Panel: Link education to employability

Posted

LAS CRUCES – Top public-school and higher education officials in Las Cruces agree: teaching employability skills and fostering workforce development should be a key focus not only at the university and community college level but also in K-12 classrooms across the school district.

The school district should begin teaching employability skills in kindergarten classrooms, said Las Cruces Public Schools Associate Superintendent Wendy Miller-Tomlinson. She joined Doña Ana Community College President Monica Torres, New Mexico State University Vice President for Student Success Renay Scott and Bridge of Southern New Mexico (BSNM) President and CEO Tracey Bryan during a panel discussion Aug. 8 at the Greater Las Cruces Chamber of Commerce’s annual education update lunch at the New Mexico Farm & Ranch Heritage Museum.

Public schools should also ask itself, “What does industry really want?” Miller-Tomlinson said. “Students come to us with a lot of skills.” Schools should focus on teaching them the skills they don’t have to better adapt to the workforce, she said.

Noting that the organization was created 11 years ago as a result of a conversation started by the chamber, Bryan said BSNM is “a community effort to address economic challenges.” Comprehensive workforce development is created when educators at all levels “work in harmony to create a pipeline,” Bryan said. She added that LCPS has the state’s highest high school graduation rate, 86 percent, compared to 74 percent statewide. “Our community did that,” Bryan said. “The state is following our lead.”

“If we raise our expectations, our young people will meet the challenge,” Scott said.

“Education plays a vital role” in creating a “vibrant, healthy community and a robust economy,” Torres said. DACC offers 43 associate degrees and 56 workforce certificates to provide students with a broad spectrum of educational opportunities. For incoming high school graduates and returning community members alike, for credit and noncredit classes, Torres said, the goal is “train to succeed.” DACC also has one of the best small business development centers in the state, she said. “It’s about a community,” Torres said. “We all have a role.”

“Career choices are not limited by degrees,” Scott said. A part of higher education reform, she said, is increasing the emphasis on providing students with skills that are transferable to the workforce. 

For example, Scott said, NMSU has a residency requirement that means most of nearly 2,200 freshmen will have to live on campus for their first schoolyear.
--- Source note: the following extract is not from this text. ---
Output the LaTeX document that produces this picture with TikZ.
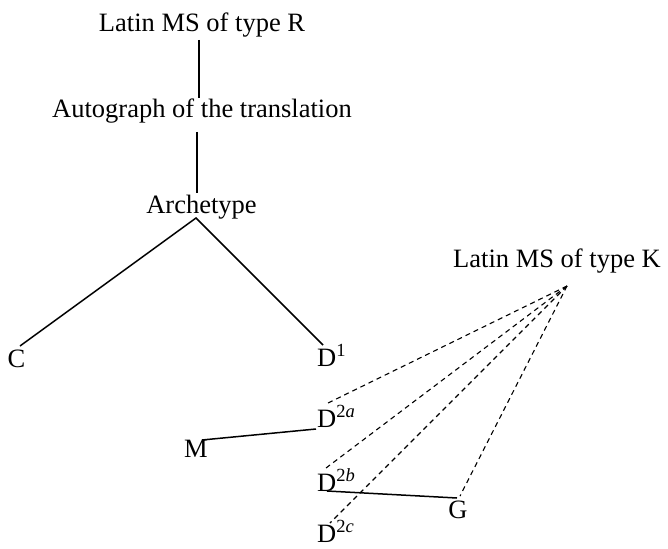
\documentclass[tikz,border=0pt]{standalone}
\usepackage{fontspec}
\setmainfont{Liberation Serif}
\usetikzlibrary{calc}
\begin{document}
\begin{tikzpicture}[x=1pt,y=-1pt,
  lbl/.style={inner sep=0pt,anchor=base,font=\fontsize{26.5}{30}\selectfont},
  sig/.style={inner sep=0pt,anchor=base west,font=\fontsize{26.5}{30}\selectfont},
  solidline/.style={line width=1.5pt},
  dashline/.style={line width=1.1pt,dash pattern=on 5pt off 4pt}]
\useasboundingbox (0,0) rectangle (668,548);
\node[lbl] (R) at (202,32) {Latin MS of type R};
\node[lbl] (Auto) at (202,118) {Autograph of the translation};
\node[lbl] (Arch) at (201.5,213) {Archetype};
\node[lbl] (K) at (557,267) {Latin MS of type K};
\node[lbl] (C) at (16.5,367) {C};
\node[sig] (D1) at (317,366) {D\textsuperscript{1}};
\node[sig] (D2a) at (317,427) {D\textsuperscript{2\textit{a}}};
\node[lbl] (M) at (196,457) {M};
\node[sig] (D2b) at (317,491) {D\textsuperscript{2\textit{b}}};
\node[lbl] (G) at (458,518) {G};
\node[sig] (D2c) at (317,542) {D\textsuperscript{2\textit{c}}};
% solid connectors
\draw[solidline] ($(R.base)+(-3,8)$) -- ($(Auto.base)+(-3,-20)$);
\draw[solidline] ($(Auto.base)+(-5,14)$) -- ($(Arch.base)+(-4.5,-20)$);
\draw[solidline] ($(C.base)+(3.5,-21)$) -- ($(Arch.base)+(-5.5,5)$) -- ($(D1.base west)+(6,-21)$);
\draw[solidline] ($(M.base)+(6,-17)$) -- ($(D2a.base west)+(-1,2)$);
\draw[solidline] ($(D2b.base west)+(10,0)$) -- ($(G.base)+(-1,-20)$);
% dashed connectors
\draw[dashline] ($(K.base)+(10,19)$) -- ($(D2a.base west)+(9,-23)$);
\draw[dashline] ($(K.base)+(10,19)$) -- ($(D2b.base west)+(9,-23)$);
\draw[dashline] ($(K.base)+(10,19)$) -- ($(D2c.base west)+(13,-19)$);
\draw[dashline] ($(K.base)+(10,19)$) -- ($(G.base)+(2,-22)$);
\end{tikzpicture}
\end{document}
That gives the university a better opportunity to help them learn to work together and to navigate conflict, which are important links to employability, she said.

“The answer is experience,” Bryan said. Work-based learning through apprenticeships and career and technical education programs allow students to explore career pathways and “experience what it’s like to be in the workforce.”

“To me, education is part of the real world,” Miller-Tomlinson said. Educators should provide students with “tools that encourage problem solving.”

“Transformation of Doña Ana County’s future lies in optimal alignment between supply and demand: aligning the systems that strengthen the knowledge, skills and abilities of our people with the very real needs of business for top-tier workforce talent,” BSNM said in a prepared statement. The Bridge has plans to convene leaders in key local industry sectors “to fully understand and map out their workforce needs (and) deploy a new tool … to create a common language … to align expectations with education, resources and employment.”